A impunidade como regra
Apesar de se tratar de um caso isolado, Catarina Schwarz garante que este tipo de situações acontece com frequência na Guiné-Bissau. Membro do Movimento Ação Cidadã, Catarina adianta que esses casos acontecem mais regularmente com os cidadãos guineenses. Falando ainda sobre o clima de impunidade que diz ser vivido na Guiné-Bissau, Catarina refere que as vítimas dos alegados abusos não fazem queixa, por temerem que a situação seja descredibilizada. Mesmo perante este contexto, a agredida considera que se deve estimular a população para fazer queixa e denunciar, mesmo que não sejam consideradas, a fim de dar a volta à situação.
Relembra que os jovens têm um papel essencial para originar mudança e que alguns já o fazem. "Aqui na Guiné-Bissau não há muitas formas de manifestação pública e de jovens mas se fizermos uma investigação rápida vamos perceber que através das músicas, há bairros que se juntam e fazem músicas de intervenção com uma carga simbólica muito grande, manifestam o seu desagrado em relação à situação política e militar".
Mesmo com letras de denúncia, Catarina garante que as canções de intervenção passam na rádio e não há censura, e acrescenta que "não sei se é porque não conhecem esses grupos, não sei se é porque é uma música, não se leva tão a sério, mas já é uma forma de manifestação".
O papel da comunidade internacional
E uma das vozes que mais assume o combate aos abusos vividos na Guiné-Bissau, é a Liga Guineense dos Direitos Humanos (LGDH), que reinvindica uma sociedade mais justa. Atenta aos casos de violação dos direitos humanos, o presidente da Liga Guineense, Luís Vaz Martins, ilustra a situação de medo que se vive no país, contando que "nos últimos meses vive-se justamente um clima de tensão, de muito medo onde efetivamente alguns metódos de intimidação, de tortura, de perseguição e restrição de liberdades, é o retrato do que se tem vivido ultimamente". Dando espaço à impunidade e não garantido a salvaguarda dos direitos humanos na Guiné-Bissau, Luís Martins afirma que é cada vez mais difícil ser-se jovem no país.
"É muito difícil efetivamente. Não há horizonte a curto prazo que garanta aos jovens uma saída feliz para a crise em que o país está envolvido". O presidente da Liga acredita que "cada vez mais escasseia esperança de um amanhã melhor e é por isso que a sua organização compreende a posição dos jovens". Neste sentido, a Liga Guineense dos Direitos Humanos "solidarializa-se com a situação dos jovens e de todas as vítimas de perseguição e de maus tratos no país", diz Luís Vaz Martins.
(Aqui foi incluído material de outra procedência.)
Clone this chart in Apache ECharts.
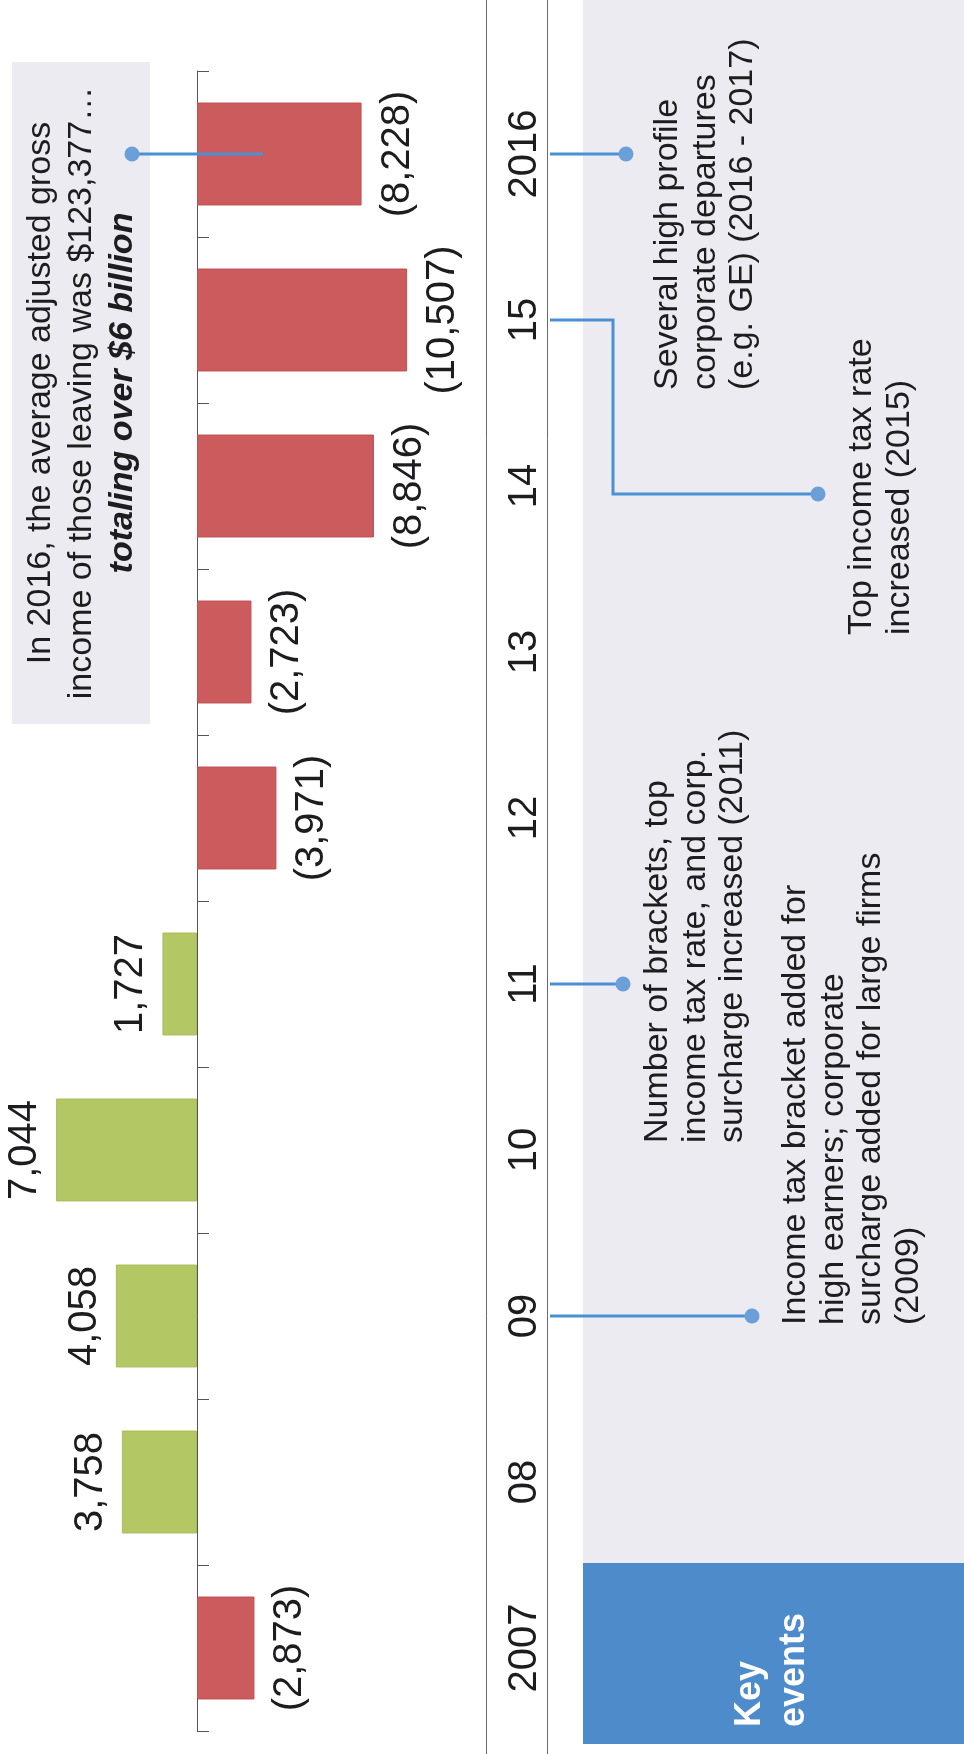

São dezenas as denúncia que chegam à Liga Guineense, relatando casos de abusos a jovens por parte das autoridades nacionais e o presidente da Liga, acredita que se a situação de abusos impunes não for controlada, que o futuro dos jovens guineenses irá se agravar, temendo que a resposta para a violência, seja mais violência com as pessoas a utilizarem "uma espécie de meio de resistência violenta, para responder aos actos violentos de que têm sido alvos. "Para o presidente da LGDH a "única esperança é efetivamente ver os órgãos restabelecidos através das eleições e a situação mudar no seio da comunidade internacional". Uma situação que Luís Martins relembra, que a comunidade internacional está cada vez mais atenta e disposta a apoiar.